April and Jason had to leave for Florida the next day but we got a few more days with Jerry and Sandra before they, too, had to go. But we thoroughly enjoyed meeting them. Jerry and Sandra asked for our numbers to keep in touch and said they think of us as family now. They even invited us to Thanksgiving with them!
A couple of days ago a retired couple named Stan and Ann arrived to stay for the week. It turns out that they have spent a good bit of time in British Columbia, the Canadian province that I’m from, and share my adoration for its unique beauty. I’m sure I’ll enjoy more daily conversations with them until their departure on Friday.
When I took on this adventure, much like I do with everything, I worried. I worried that I’d be isolated and wouldn’t have many people to talk to, or that if I did they’d be unfriendly or rude and that I would end up dreading leaving the camper each day. I imagined that maybe after a while we might be lucky enough to meet some folks whose company we enjoyed and had some good conversations with, but I never imagined that we would come to meet so many memorable and wonderful people.
There are many things about what we are doing that have helped me to begin restoring my confidence – after all, it took a pretty brutal thrashing after all we’ve been through in the last couple of years. Going back to work – though it is volunteer work – gave me a sense of purpose and pride outside of motherhood that I had forgotten I needed.
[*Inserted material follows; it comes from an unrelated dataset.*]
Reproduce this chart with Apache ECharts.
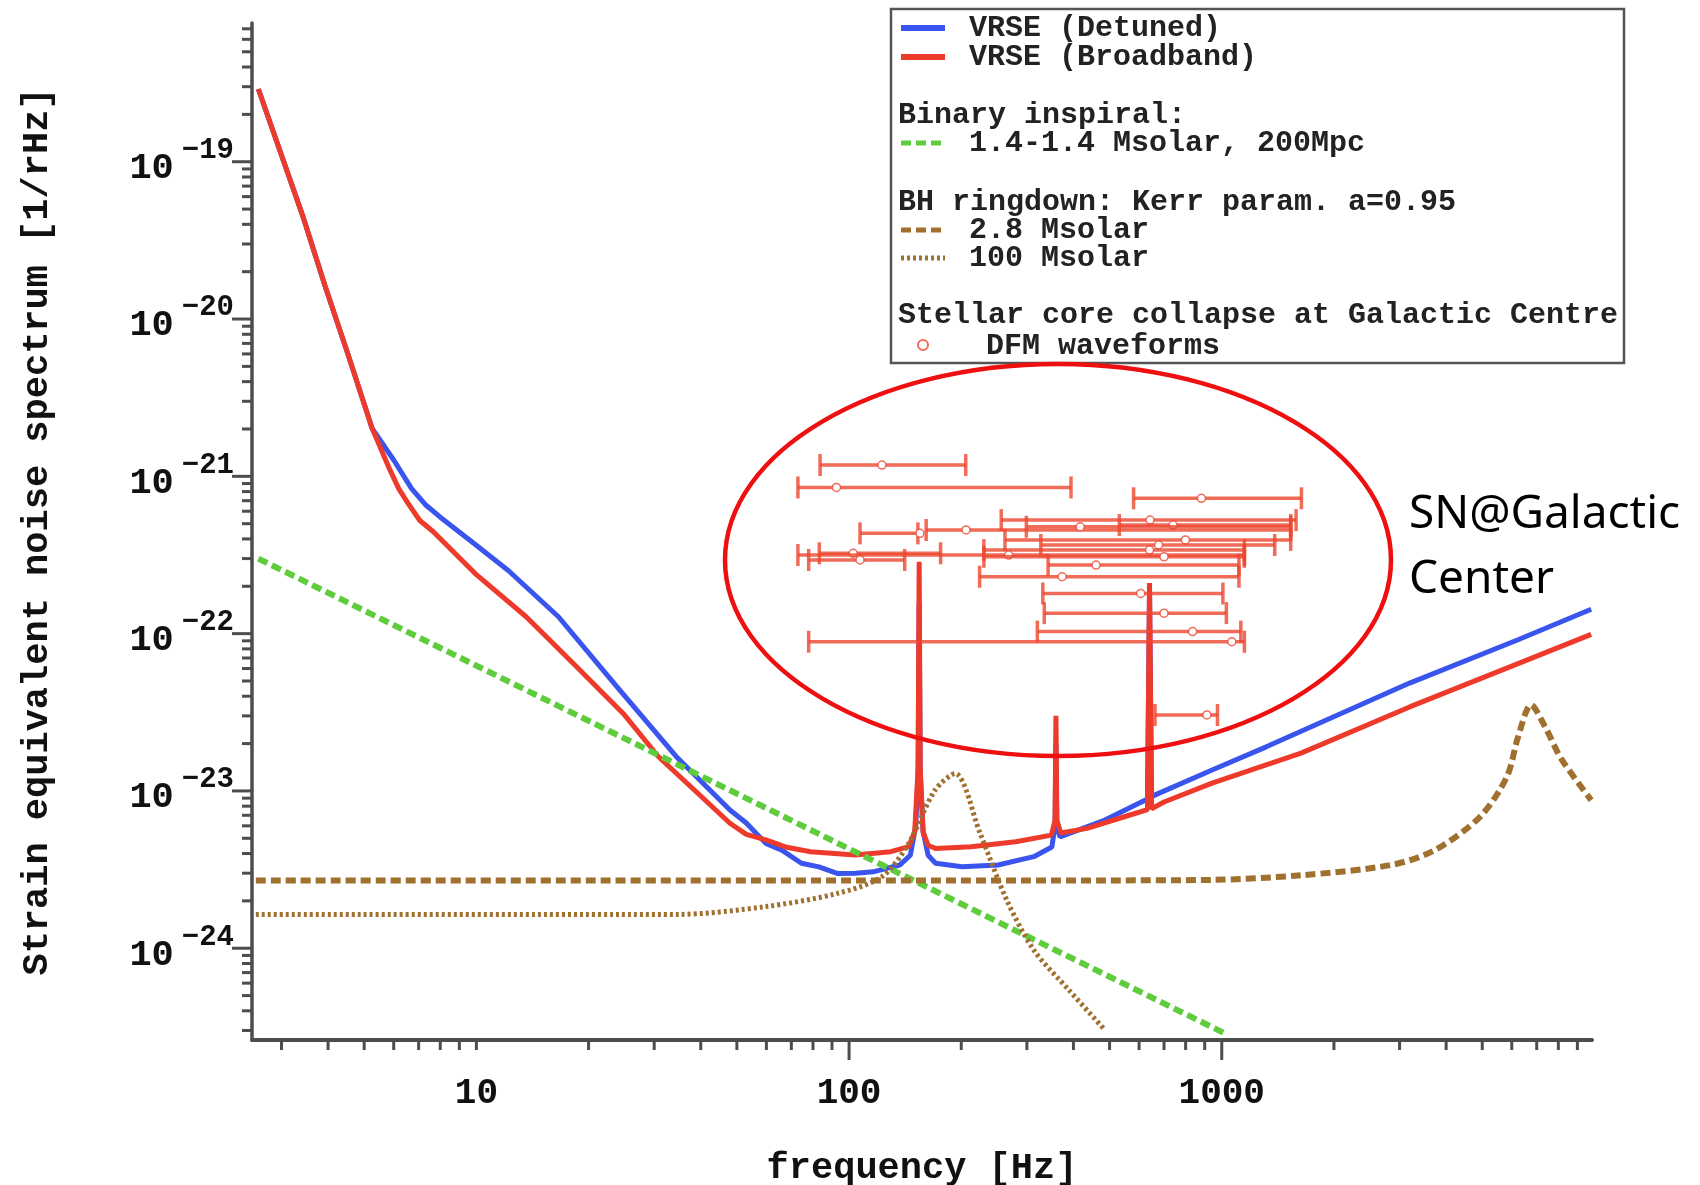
<!DOCTYPE html>
<html>
<head>
<meta charset="utf-8">
<title>VRSE strain noise</title>
<script src="https://cdn.jsdelivr.net/npm/echarts@6.0.0/dist/echarts.min.js"></script>
<style>
  html, body { margin: 0; padding: 0; background: #fff; }
  #chart { width: 1700px; height: 1185px; }
</style>
</head>
<body>
<div id="chart"></div>
<script>
// frequency [Hz], strain [1/rHz]
const detuned = [
  [2.6, 2.9e-19], [3.42, 4.53e-20], [3.93, 1.61e-20], [4.5, 6.2e-21], [5.25, 2.02e-21],
  [6.0, 1.27e-21], [6.7, 8.36e-22], [7.3, 6.6e-22], [8.0, 5.5e-22], [9.74, 3.82e-22], [12.2, 2.51e-22],
  [16.6, 1.28e-22], [24, 4.5e-23], [34.4, 1.65e-23], [47.9, 7.57e-24], [53, 6.25e-24], [59.8, 4.64e-24],
  [66, 4.2e-24], [74.5, 3.47e-24], [83, 3.29e-24], [92.9, 2.99e-24], [104, 3.0e-24], [116, 3.06e-24],
  [136.7, 3.38e-24], [146, 3.9e-24],
  [151, 6e-24], [153.2, 1.3e-23], [154.2, 1.55e-22], [155.2, 1.3e-23], [158, 5.5e-24],
  [163, 3.9e-24], [170.6, 3.47e-24], [201, 3.3e-24], [251, 3.38e-24], [313, 3.82e-24],
  [350, 4.4e-24], [357, 6e-24], [359, 2e-23], [361, 6e-24], [368, 5.1e-24], [486, 6.53e-24],
  [632, 8.9e-24], [640, 1.9e-22], [648, 9.2e-24], [677, 9.65e-24], [942, 1.36e-23],
  [1312, 1.9e-23], [3192, 4.85e-23], [6237, 9.14e-23], [9800, 1.43e-22]
]
const broadband = [
  [2.6, 2.9e-19], [3.42, 4.53e-20], [3.93, 1.61e-20], [4.5, 6.2e-21], [5.25, 2.02e-21],
  [5.87, 1.09e-21], [6.2, 8.3e-22], [6.55, 6.76e-22], [7.05, 5.24e-22], [7.65, 4.46e-22], [10, 2.37e-22],
  [13.6, 1.28e-22], [18.4, 6.3e-23], [24.8, 3.1e-23], [30.8, 1.65e-23], [38.5, 1.01e-23],
  [47.9, 6.23e-24], [53, 5.3e-24], [59.8, 4.88e-24], [68, 4.38e-24], [78.8, 4.11e-24],
  [103.8, 3.92e-24], [129.4, 4.11e-24], [144.5, 4.42e-24],
  [150, 5.5e-24], [153.2, 1.4e-23], [154.2, 2.86e-22], [155.2, 1.4e-23], [158, 5.5e-24],
  [163, 4.5e-24], [170.6, 4.31e-24], [212.5, 4.42e-24], [280, 4.75e-24], [349, 5.24e-24],
  [357, 6.5e-24], [359, 3.0e-23], [361, 6.5e-24], [370, 5.4e-24], [435, 5.78e-24],
  [567, 7.03e-24], [632, 7.6e-24], [640, 2.1e-22], [648, 7.7e-24], [700, 8.5e-24],
  [942, 1.12e-23], [1632, 1.74e-23], [3192, 3.42e-23], [6237, 6.45e-23], [9800, 9.9e-23]
]
const inspiral = [[2.6, 3.0e-22], [1012, 2.9e-25]]
const ringdown28 = [
  [2.56, 2.7e-24], [500, 2.7e-24], [942, 2.72e-24], [1632, 2.91e-24], [2842, 3.38e-24],
  [3733, 4.21e-24], [4932, 6.85e-24], [5821, 1.23e-23], [6237, 2.2e-23], [6761, 3.53e-23],
  [7362, 2.57e-23], [8147, 1.6e-23], [9800, 8.75e-24]
]
const ringdown100 = [
  [2.56, 1.64e-24], [34.4, 1.64e-24], [59.8, 1.84e-24], [92.9, 2.23e-24], [122.5, 2.85e-24],
  [144.5, 4.64e-24], [170, 1.01e-23], [192.5, 1.29e-23], [224.6, 5.39e-24], [265, 2.02e-24],
  [313, 9.75e-25], [389, 5.42e-25], [486, 3.02e-25]
]
// DFM waveforms: frequency band (low, high), peak frequency, strain
const dfmLow = [83.6, 72.9, 580, 256, 531, 161, 107, 299, 262, 327, 230, 83.2, 72.9, 230, 77.9, 342, 224, 331, 334, 320, 77.9, 662]
const dfmHigh = [205.6, 394, 1636, 1583, 1531, 1531, 153, 1531, 1531, 1387, 1150, 176, 1150, 1150, 141, 1112, 1112, 1007, 1029, 1125, 1150, 974]
const dfmPeak = [122.5, 92.5, 882, 642, 740, 206, 155, 417, 799, 677, 640, 102.6, 268, 700, 107, 460, 373, 606, 700, 835, 1064, 912]
const dfmStrain = [1.18e-21, 8.5e-22, 7.25e-22, 5.27e-22, 4.9e-22, 4.56e-22, 4.34e-22, 4.78e-22, 3.94e-22, 3.66e-22, 3.4e-22, 3.24e-22, 3.16e-22, 3.08e-22, 2.94e-22, 2.73e-22, 2.3e-22, 1.8e-22, 1.35e-22, 1.03e-22, 8.88e-23, 3.04e-23]

const xTickLabels = [10, 100, 1000]
const xLongTicks = [100, 1000]
const yTickExponents = [-19, -20, -21, -22, -23, -24]

const xMin = 2.5, xMax = 9850
const yMin = 2.61e-25, yMax = 7.62e-19

const MONO = '"Liberation Mono", "DejaVu Sans Mono", monospace'
const AXIS_COLOR = '#4d4d4d'
const BAR_COLOR = 'rgba(238, 70, 48, 0.8)'
const BROWN = '#a0702f'

function isPow10(v) {
  const l = Math.log10(v)
  return Math.abs(l - Math.round(l)) < 1e-6
}

// minor + major log ticks (1..9 x 10^k)
function logTicks(lo, hi) {
  const out = []
  for (let k = Math.floor(Math.log10(lo)); k <= Math.ceil(Math.log10(hi)); k++) {
    for (let m = 1; m <= 9; m++) {
      const v = m * Math.pow(10, k)
      if (v >= lo && v <= hi) out.push(v)
    }
  }
  return out
}

const myChart = echarts.init(document.getElementById('chart'))

const legendText = (x, y, text) => ({
  type: 'text', x: x, y: y,
  style: { text: text, font: 'bold 30px ' + MONO, fill: '#222', verticalAlign: 'middle' }
})

const option = {
  backgroundColor: '#fff',
  animation: false,
  grid: { left: 252, top: 23, width: 1340, height: 1017, outerBoundsMode: 'none' },
  xAxis: {
    type: 'log',
    logBase: 10,
    min: xMin,
    max: xMax,
    name: 'frequency [Hz]',
    nameLocation: 'middle',
    nameGap: 110,
    nameTextStyle: { fontFamily: MONO, fontWeight: 'bold', fontSize: 37, color: '#111' },
    axisLine: { onZero: false, lineStyle: { color: AXIS_COLOR, width: 4 } },
    axisTick: { show: false },
    splitLine: { show: false },
    axisLabel: {
      margin: 36,
      fontFamily: MONO, fontWeight: 'bold', fontSize: 36, color: '#111',
      showMinLabel: false, showMaxLabel: false,
      formatter: function (v) {
        const r = Math.round(v)
        return (isPow10(v) && xTickLabels.indexOf(r) >= 0) ? String(r) : ''
      }
    }
  },
  yAxis: {
    type: 'log',
    logBase: 10,
    min: yMin,
    max: yMax,
    name: 'Strain equivalent noise spectrum [1/rHz]',
    nameLocation: 'middle',
    nameGap: 196,
    nameTextStyle: { fontFamily: MONO, fontWeight: 'bold', fontSize: 37, color: '#111' },
    axisLine: { lineStyle: { color: AXIS_COLOR, width: 3.5 } },
    axisTick: { show: false },
    splitLine: { show: false },
    axisLabel: {
      margin: 18,
      showMinLabel: false, showMaxLabel: false,
      formatter: function (v) {
        if (!isPow10(v)) return ''
        const e = Math.round(Math.log10(v))
        return yTickExponents.indexOf(e) >= 0 ? '{b|10}{e|\u2212' + (-e) + '}' : ''
      },
      rich: {
        b: { fontFamily: MONO, fontWeight: 'bold', fontSize: 37, color: '#111', padding: [14, 8, 0, 0] },
        e: { fontFamily: MONO, fontWeight: 'bold', fontSize: 29, color: '#111', verticalAlign: 'top' }
      }
    }
  },
  graphic: [
    {
      type: 'ellipse', z: 50, silent: true,
      shape: { cx: 1058, cy: 560, rx: 333, ry: 196 },
      style: { fill: 'none', stroke: '#ee1010', lineWidth: 4.5 }
    },
    {
      type: 'text', z: 50, silent: true,
      x: 1409, y: 515,
      style: { text: 'SN@Galactic', font: '46px "Noto Sans"', fill: '#000', verticalAlign: 'middle' }
    },
    {
      type: 'text', z: 50, silent: true,
      x: 1409, y: 580,
      style: { text: 'Center', font: '46px "Noto Sans"', fill: '#000', verticalAlign: 'middle' }
    },
    {
      type: 'group', z: 100, silent: true,
      children: [
        { type: 'rect', shape: { x: 891, y: 9, width: 733, height: 354 }, style: { fill: '#fff', stroke: '#555', lineWidth: 2.5 } },
        { type: 'line', shape: { x1: 901, y1: 28, x2: 945, y2: 28 }, style: { stroke: '#3a55ee', lineWidth: 6 } },
        { type: 'line', shape: { x1: 901, y1: 57, x2: 945, y2: 57 }, style: { stroke: '#ee3a2a', lineWidth: 6 } },
        { type: 'line', shape: { x1: 901, y1: 143, x2: 942, y2: 143 }, style: { stroke: '#5fcc3e', lineWidth: 5, lineDash: [10, 5] } },
        { type: 'line', shape: { x1: 901, y1: 230, x2: 942, y2: 230 }, style: { stroke: BROWN, lineWidth: 5, lineDash: [10, 5] } },
        { type: 'line', shape: { x1: 901, y1: 258, x2: 945, y2: 258 }, style: { stroke: BROWN, lineWidth: 5, lineDash: [3, 3] } },
        { type: 'circle', shape: { cx: 923, cy: 345, r: 5 }, style: { fill: '#fff', stroke: BAR_COLOR, lineWidth: 2 } },
        legendText(969, 28, 'VRSE (Detuned)'),
        legendText(969, 57, 'VRSE (Broadband)'),
        legendText(898, 115, 'Binary inspiral:'),
        legendText(969, 143, '1.4-1.4 Msolar, 200Mpc'),
        legendText(898, 202, 'BH ringdown: Kerr param. a=0.95'),
        legendText(969, 230, '2.8 Msolar'),
        legendText(969, 258, '100 Msolar'),
        legendText(898, 315, 'Stellar core collapse at Galactic Centre'),
        legendText(986, 346, 'DFM waveforms')
      ]
    }
  ],
  series: [
    {
      name: 'VRSE (Detuned)', type: 'line', data: detuned, showSymbol: false, z: 3,
      lineStyle: { color: '#3a55ee', width: 5 }
    },
    {
      name: 'VRSE (Broadband)', type: 'line', data: broadband, showSymbol: false, z: 4,
      lineStyle: { color: '#ee3a2a', width: 5 }
    },
    {
      name: '1.4-1.4 Msolar, 200Mpc', type: 'line', data: inspiral, showSymbol: false, z: 5,
      lineStyle: { color: '#5fcc3e', width: 6, type: [10, 5] }
    },
    {
      name: '2.8 Msolar', type: 'line', data: ringdown28, showSymbol: false, smooth: 0.3, z: 5,
      lineStyle: { color: BROWN, width: 6, type: [10, 5] }
    },
    {
      name: '100 Msolar', type: 'line', data: ringdown100, showSymbol: false, smooth: 0.3, z: 5,
      lineStyle: { color: BROWN, width: 5, type: [3, 3] }
    },
    {
      name: 'DFM waveforms', type: 'custom', z: 6, clip: false,
      data: dfmLow.map((lo, i) => [lo, dfmHigh[i], dfmPeak[i], dfmStrain[i]]),
      encode: { x: [0, 1, 2], y: 3 },
      renderItem: function (params, api) {
        const y = api.value(3)
        const a = api.coord([api.value(0), y])
        const b = api.coord([api.value(1), y])
        const m = api.coord([api.value(2), y])
        const st = { stroke: BAR_COLOR, lineWidth: 3.5 }
        return {
          type: 'group',
          children: [
            { type: 'line', shape: { x1: a[0], y1: a[1], x2: b[0], y2: b[1] }, style: st },
            { type: 'line', shape: { x1: a[0], y1: a[1] - 11, x2: a[0], y2: a[1] + 11 }, style: st },
            { type: 'line', shape: { x1: b[0], y1: b[1] - 11, x2: b[0], y2: b[1] + 11 }, style: st },
            { type: 'circle', shape: { cx: m[0], cy: m[1], r: 4 }, style: { fill: '#fff', stroke: BAR_COLOR, lineWidth: 1.5 } }
          ]
        }
      }
    },
    {
      name: 'xticks', type: 'custom', z: 7, clip: false, silent: true,
      data: logTicks(xMin, xMax).map(v => [v, yMin]),
      renderItem: function (params, api) {
        const p = api.coord([api.value(0), api.value(1)])
        const len = xLongTicks.indexOf(Math.round(api.value(0))) >= 0 ? 20 : 10
        return { type: 'line', shape: { x1: p[0], y1: p[1], x2: p[0], y2: p[1] + len }, style: { stroke: AXIS_COLOR, lineWidth: 3 } }
      }
    },
    {
      name: 'yticks', type: 'custom', z: 7, clip: false, silent: true,
      data: logTicks(yMin, yMax).map(v => [xMin, v]),
      renderItem: function (params, api) {
        const p = api.coord([api.value(0), api.value(1)])
        const len = isPow10(api.value(1)) ? 20 : 10
        return { type: 'line', shape: { x1: p[0] - len, y1: p[1], x2: p[0], y2: p[1] }, style: { stroke: AXIS_COLOR, lineWidth: 3 } }
      }
    }
  ]
}

option && myChart.setOption(option)
</script>
</body>
</html>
Making the leap to live this lifestyle reminded me that I am brave and that our marriage is solid. Climbing a mountain with my son on my back reminded me that I am strong. And making so many great new friends reminded me that I am worthy of love.
These are the lessons that I believe are essential to not just learn, but constantly re-learn over and over as the seasons of life can take their toll and bury those lessons deep within us. They are lessons that I have always hoped to teach my son over and over as he grows. They are lessons that I now know he is learning everyday of this adventure as he watches me relearn them.